2b. Listening to "Christ the Word"

It is easy to become confused with references to "Christ the word". Let's just remember that it refers to the second person of the Holy Trinity to Jesus Christ. It was St. John the Apostle who first used the term in this way. It will help us in our preparatory study to reflect a little on his special use of "The Word".

The opening prologue to St. John's Gospel contains the well known verses (1, 2 and 14):

"In the beginning was the Word, and the Word was with God, and the Word was God. He was with God in the beginning...

The Word became flesh and lived for a while among us. We have seen his glory, the glory of the one and only Son, who came from the Father, full of grace and truth". (N.I.V)

God the Son is the Father's message of love, calling us to be children of God, to be born of God (verse 13). Jesus is also the light to guide us on our way (verse 9). All scripture demonstrates the immensity of God's love for us, and nowhere more so than in the sending of Jesus to "pitch his tent" to "tabernacle", to pitch his lot in with humanity for that is what John 1: 4 means.

But when a word is spoken, it is meant to be listened to— it is for the person(s) spoken to. We had better take this seriously.

Reading the Bible prayerfully, reflecting on portions of the message, allowing Scripture to absorb us: all this is listening to the Word.
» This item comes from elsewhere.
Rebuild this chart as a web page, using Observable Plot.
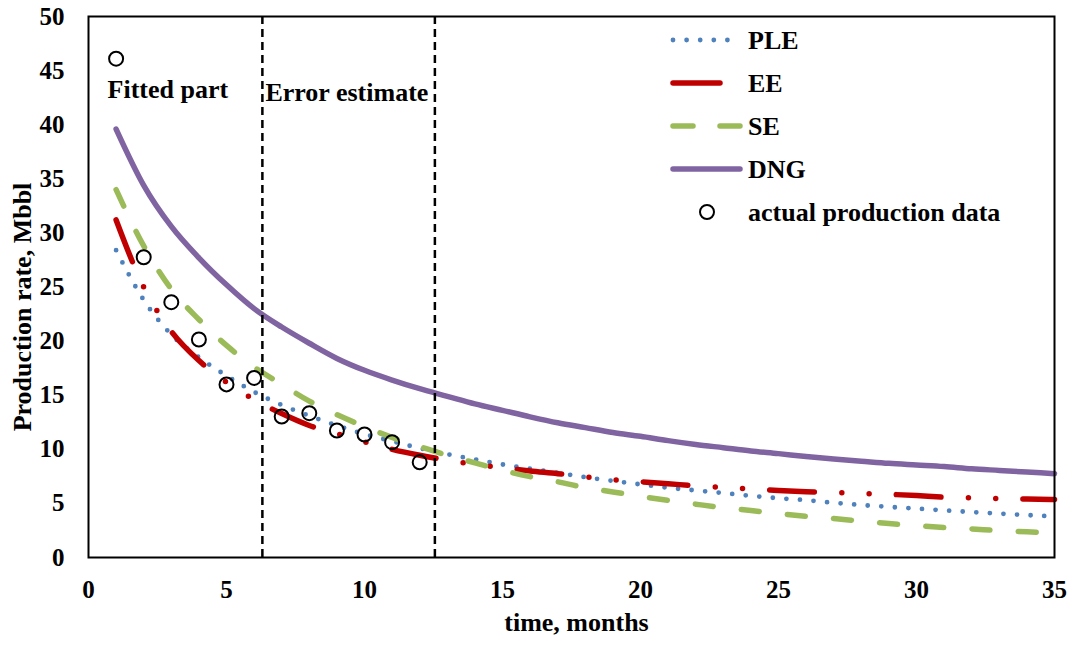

It is listening to the words in a way which enables us to hear the Word behind the words, or to hear the Word within the words. As we learn to respond to the WORD, so we become united with him in a way which continues to grow.

Jesus Is Our Model

At several places in his Gospel, John shows Jesus listening to the Father. Jesus stressed the fact that everything he has learned from the Father, he has made known to us. Jesus is therefore a great listener, and one worthy to be listened to, first because of the source of his knowledge and secondly because what he speaks is for us to hear.

A few Bible references (New International Version) will demonstrate how Jesus expressed his role.

"Don't you believe that I am in the Father, and the Father is in me? The words I say to you are not just my own. Rather, it is the Father, living in me, who is doing his work." (John 14: 10)

"He who does not love me will not obey my teaching. These words you hear are not my own; they belong to the Father who sent me". (John 14: 24)

"For I gave them the words you gave me and they accepted them".
(John 17: 8)

"...I have called you friends for everything that I learned from my father I have made known to you" (John 15: 15)

Listening to the Word

Listening to the words of Jesus is listening to Jesus the Word of God and this is what we call contemplative meditation. Christians describe their meditation in other ways as well. However, the remembering or recitation of scripture and listening to it in the silence of our hearts is an ancient and well established practice of God's people. It is following the model Jesus gave. It is waiting upon God.

In contemplative meditation we listen in an interior way. We open our whole selves (body and soul) to the Word. We feed on the Word. As we listen and hear, the Spirit takes us into the Word if we respond as the Spirit leads. As John Chapter 14 infers, it is the Holy Spirit who teaches us to pray, so this is something for which we can ask help to do better. Prayer is a gift, and we should never take it for granted. Rather we should ask for the Spirit's help to pray more lovingly. We can put our total confidence in the guidance in the Holy Spirit. We have our Lord's own assurance of that as we read in John 16: 14 15 (N.I.V)

"He will bring glory to me by taking what is mine and making it known to you. All that belongs to the Father is mine. That is why I said the Spirit will take from what is mine and make it known to you."